* WRITTEN PROBLEM
Line by line, repeat the data below exactly, beginning at the first line and ending at the line with "-0.125, -0.10, -0.063]". Omit pictures.
___ MATERIAL
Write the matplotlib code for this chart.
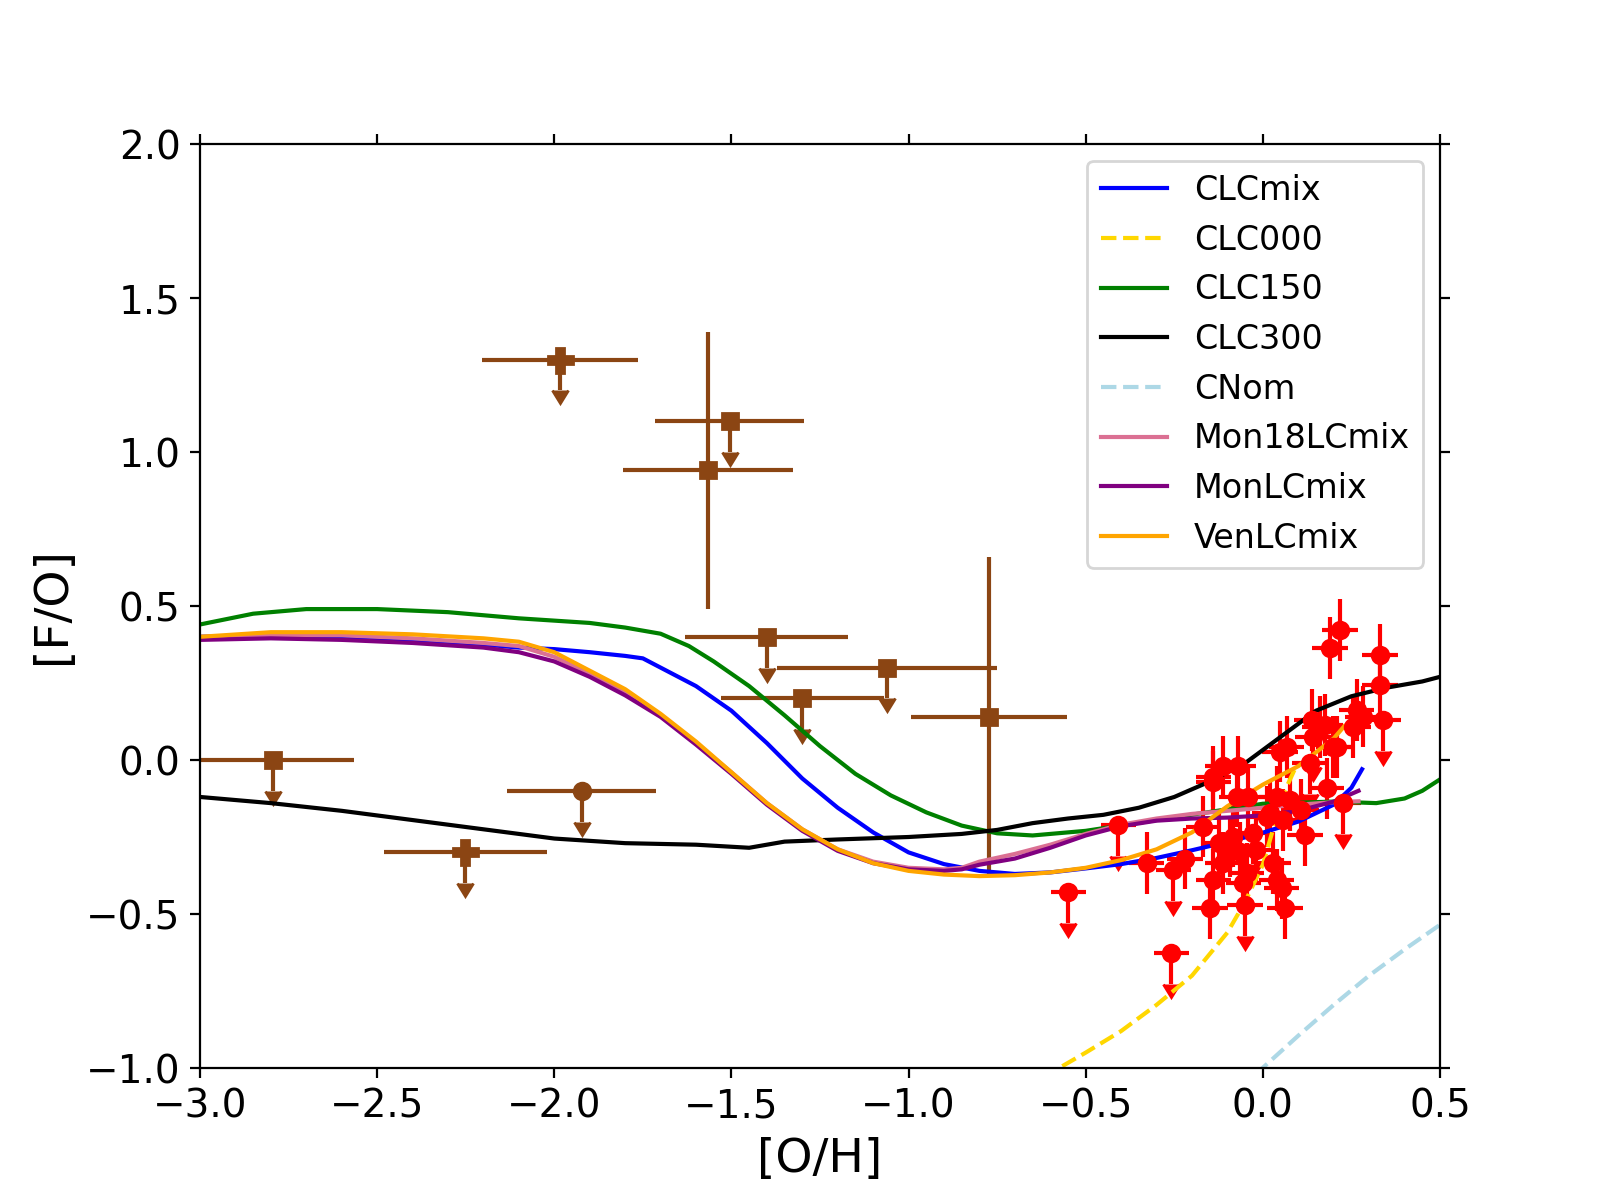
import numpy as np
import matplotlib.pyplot as plt

# model tracks
clcmix_x = [-3.0, -2.8, -2.6, -2.4, -2.2, -2.1, -2.0, -1.9, -1.8, -1.75, -1.7, -1.6, -1.5, -1.4, -1.3, -1.2,
            -1.1, -1.0, -0.9, -0.8, -0.7, -0.6, -0.5, -0.4, -0.3, -0.2, -0.1, 0.0, 0.1, 0.2, 0.25, 0.28]
clcmix_y = [0.40, 0.405, 0.40, 0.39, 0.375, 0.365, 0.36, 0.35, 0.338, 0.33, 0.30, 0.24, 0.16, 0.055, -0.06, -0.155,
            -0.235, -0.30, -0.338, -0.36, -0.37, -0.365, -0.352, -0.338, -0.318, -0.293, -0.266, -0.236, -0.20, -0.145, -0.09, -0.03]

clc000_x = [-0.62, -0.5, -0.4, -0.3, -0.2, -0.1, -0.05, 0.0, 0.04, 0.07, 0.09]
clc000_y = [-1.03, -0.95, -0.88, -0.795, -0.70, -0.56, -0.46, -0.34, -0.18, -0.08, -0.03]

clc150_x = [-3.0, -2.85, -2.7, -2.5, -2.3, -2.1, -1.9, -1.8, -1.7, -1.62, -1.55, -1.45, -1.35, -1.25, -1.15,
            -1.05, -0.95, -0.85, -0.75, -0.65, -0.5, -0.3, -0.1, 0.0, 0.2, 0.32, 0.4, 0.45, 0.5]
clc150_y = [0.44, 0.475, 0.49, 0.49, 0.48, 0.46, 0.445, 0.43, 0.41, 0.37, 0.32, 0.24, 0.145, 0.045, -0.045,
            -0.115, -0.17, -0.213, -0.238, -0.245, -0.23, -0.195, -0.16, -0.142, -0.135, -0.14, -0.125, -0.10, -0.063]

clc300_x = [-3.0, -2.8, -2.6, -2.4, -2.2, -2.0, -1.8, -1.6, -1.45, -1.35, -1.2, -1.0, -0.85, -0.75, -0.65,
            -0.55, -0.45, -0.35, -0.25, -0.15, -0.05, 0.05, 0.15, 0.25, 0.35, 0.45, 0.5]
clc300_y = [-0.12, -0.14, -0.165, -0.195, -0.225, -0.255, -0.27, -0.275, -0.285, -0.265, -0.258, -0.25, -0.24,
            -0.227, -0.205, -0.19, -0.178, -0.155, -0.12, -0.07, -0.01, 0.075, 0.16, 0.207, 0.235, 0.255, 0.27]

cnom_x = [-0.02, 0.1, 0.2, 0.3, 0.4, 0.5]
cnom_y = [-1.02, -0.895, -0.795, -0.70, -0.615, -0.535]

mon18_x = [-3.0, -2.8, -2.6, -2.4, -2.2, -2.1, -2.0, -1.9, -1.8, -1.7, -1.6, -1.5, -1.4, -1.3, -1.2, -1.1,
           -1.0, -0.9, -0.85, -0.8, -0.7, -0.6, -0.5, -0.4, -0.3, -0.2, -0.1, 0.0, 0.1, 0.2, 0.27]
mon18_y = [0.40, 0.405, 0.405, 0.395, 0.38, 0.37, 0.335, 0.28, 0.22, 0.145, 0.055, -0.04, -0.14, -0.225, -0.29,
           -0.33, -0.35, -0.355, -0.35, -0.33, -0.305, -0.275, -0.24, -0.21, -0.19, -0.175, -0.165, -0.155, -0.145, -0.137, -0.134]

mon_x = [-3.0, -2.8, -2.6, -2.4, -2.2, -2.1, -2.0, -1.9, -1.8, -1.7, -1.6, -1.5, -1.4, -1.3, -1.2, -1.1,
         -1.0, -0.9, -0.85, -0.8, -0.7, -0.6, -0.5, -0.4, -0.3, -0.2, -0.1, 0.0, 0.1, 0.2, 0.27]
mon_y = [0.39, 0.395, 0.39, 0.38, 0.365, 0.35, 0.32, 0.27, 0.21, 0.14, 0.05, -0.045, -0.145, -0.23, -0.295,
         -0.335, -0.355, -0.36, -0.355, -0.34, -0.32, -0.285, -0.245, -0.215, -0.197, -0.19, -0.187, -0.18, -0.165, -0.135, -0.10]

ven_x = [-3.0, -2.8, -2.6, -2.4, -2.2, -2.1, -2.0, -1.9, -1.8, -1.7, -1.6, -1.5, -1.4, -1.3, -1.2, -1.1,
         -1.0, -0.9, -0.8, -0.7, -0.6, -0.5, -0.4, -0.3, -0.2, -0.1, 0.0, 0.1, 0.2, 0.23]
ven_y = [0.40, 0.415, 0.415, 0.408, 0.395, 0.384, 0.35, 0.29, 0.23, 0.15, 0.06, -0.04, -0.14, -0.225, -0.29,
         -0.335, -0.36, -0.372, -0.377, -0.374, -0.365, -0.35, -0.325, -0.29, -0.235, -0.15, -0.08, -0.02, 0.07, 0.11]

# brown observations (squares, filled plus, circle)
sq_x = [-2.795, -1.505, -1.565, -1.40, -1.30, -1.06, -0.773]
sq_y = [0.0, 1.10, 0.94, 0.40, 0.20, 0.30, 0.14]
sq_xerr = [0.23, 0.21, 0.24, 0.23, 0.23, 0.31, 0.22]
sq_yerr = [0.1, 0.1, 0.45, 0.1, 0.1, 0.1, 0.52]
sq_lim = [True, True, False, True, True, True, False]

pl_x = [-2.251, -1.985]
pl_y = [-0.30, 1.30]
pl_xerr = [0.23, 0.22]
pl_yerr = [0.1, 0.1]
pl_lim = [True, True]

ci_x = [-1.923]
ci_y = [-0.10]
ci_xerr = [0.21]
ci_yerr = [0.1]
ci_lim = [True]

# red observations
red_x = [-0.549, -0.408, -0.328, -0.258, -0.253, -0.22, -0.168, -0.140, -0.112, -0.069, -0.140, -0.149,
         -0.112, -0.074, -0.041, -0.083, -0.046, -0.050, -0.027, 0.011, 0.029, 0.039, 0.053, 0.062, 0.048,
         0.058, 0.039, 0.109, 0.119, 0.138, 0.142, 0.175, 0.180, 0.208, 0.227, 0.218, 0.189, 0.331, 0.331,
         0.340, 0.265, 0.283, 0.255, 0.161, -0.140, -0.018, -0.093, 0.020, 0.133, 0.067, 0.199, -0.055,
         -0.065, 0.076, -0.125]
red_y = [-0.428, -0.211, -0.335, -0.628, -0.357, -0.32, -0.216, -0.054, -0.021, -0.021, -0.390, -0.482,
         -0.335, -0.119, -0.119, -0.249, -0.368, -0.471, -0.238, -0.184, -0.335, -0.390, -0.417, -0.482, 0.027,
         -0.195, -0.119, -0.162, -0.244, 0.130, 0.076, 0.114, -0.092, 0.043, -0.141, 0.422, 0.363, 0.341, 0.244,
         0.130, 0.162, 0.141, 0.108, 0.108, -0.070, -0.292, -0.281, -0.173, -0.011, 0.043, 0.043, -0.400,
         -0.300, -0.130, -0.270]
red_lim = [True, True, False, True, True, False, False, False, False, False, False, False,
           False, False, False, False, False, True, True, False, False, False, False, False, False,
           False, False, False, False, False, True, False, False, False, True, False, False, False, False,
           True, False, False, False, False, False, False, False, False, True, False, False, False,
           False, False, False]

brown = '#8B4513'

plt.rcParams['font.size'] = 14
fig, ax = plt.subplots(figsize=(8, 6), dpi=200)

ax.errorbar(red_x, red_y, xerr=0.05, yerr=0.1, uplims=red_lim, fmt='o', color='red', ms=6, capsize=0)
ax.errorbar(sq_x, sq_y, xerr=sq_xerr, yerr=sq_yerr, uplims=sq_lim, fmt='s', color=brown, ms=6, capsize=0)
ax.errorbar(pl_x, pl_y, xerr=pl_xerr, yerr=pl_yerr, uplims=pl_lim, fmt='P', color=brown, ms=9, capsize=0)
ax.errorbar(ci_x, ci_y, xerr=ci_xerr, yerr=ci_yerr, uplims=ci_lim, fmt='o', color=brown, ms=6, capsize=0)

ax.plot(clcmix_x, clcmix_y, color='blue', label='CLCmix')
ax.plot(clc000_x, clc000_y, color='gold', ls='--', label='CLC000')
ax.plot(clc150_x, clc150_y, color='green', label='CLC150')
ax.plot(clc300_x, clc300_y, color='black', label='CLC300')
ax.plot(cnom_x, cnom_y, color='lightblue', ls='--', label='CNom')
ax.plot(mon18_x, mon18_y, color='palevioletred', label='Mon18LCmix')
ax.plot(mon_x, mon_y, color='purple', label='MonLCmix')
ax.plot(ven_x, ven_y, color='orange', label='VenLCmix')

ax.set_xlim(-3, 0.5)
ax.set_ylim(-1, 2)
ax.tick_params(top=True, right=True, labelsize=14)
ax.set_xlabel('[O/H]', fontsize=17)
ax.set_ylabel('[F/O]', fontsize=17)
ax.legend(loc='upper right', fontsize=12)

fig.savefig('out.png', dpi=200)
______
* RESULT
Write the matplotlib code for this chart.
import numpy as np
import matplotlib.pyplot as plt

# model tracks
clcmix_x = [-3.0, -2.8, -2.6, -2.4, -2.2, -2.1, -2.0, -1.9, -1.8, -1.75, -1.7, -1.6, -1.5, -1.4, -1.3, -1.2,
            -1.1, -1.0, -0.9, -0.8, -0.7, -0.6, -0.5, -0.4, -0.3, -0.2, -0.1, 0.0, 0.1, 0.2, 0.25, 0.28]
clcmix_y = [0.40, 0.405, 0.40, 0.39, 0.375, 0.365, 0.36, 0.35, 0.338, 0.33, 0.30, 0.24, 0.16, 0.055, -0.06, -0.155,
            -0.235, -0.30, -0.338, -0.36, -0.37, -0.365, -0.352, -0.338, -0.318, -0.293, -0.266, -0.236, -0.20, -0.145, -0.09, -0.03]

clc000_x = [-0.62, -0.5, -0.4, -0.3, -0.2, -0.1, -0.05, 0.0, 0.04, 0.07, 0.09]
clc000_y = [-1.03, -0.95, -0.88, -0.795, -0.70, -0.56, -0.46, -0.34, -0.18, -0.08, -0.03]

clc150_x = [-3.0, -2.85, -2.7, -2.5, -2.3, -2.1, -1.9, -1.8, -1.7, -1.62, -1.55, -1.45, -1.35, -1.25, -1.15,
            -1.05, -0.95, -0.85, -0.75, -0.65, -0.5, -0.3, -0.1, 0.0, 0.2, 0.32, 0.4, 0.45, 0.5]
clc150_y = [0.44, 0.475, 0.49, 0.49, 0.48, 0.46, 0.445, 0.43, 0.41, 0.37, 0.32, 0.24, 0.145, 0.045, -0.045,
            -0.115, -0.17, -0.213, -0.238, -0.245, -0.23, -0.195, -0.16, -0.142, -0.135, -0.14, -0.125, -0.10, -0.063]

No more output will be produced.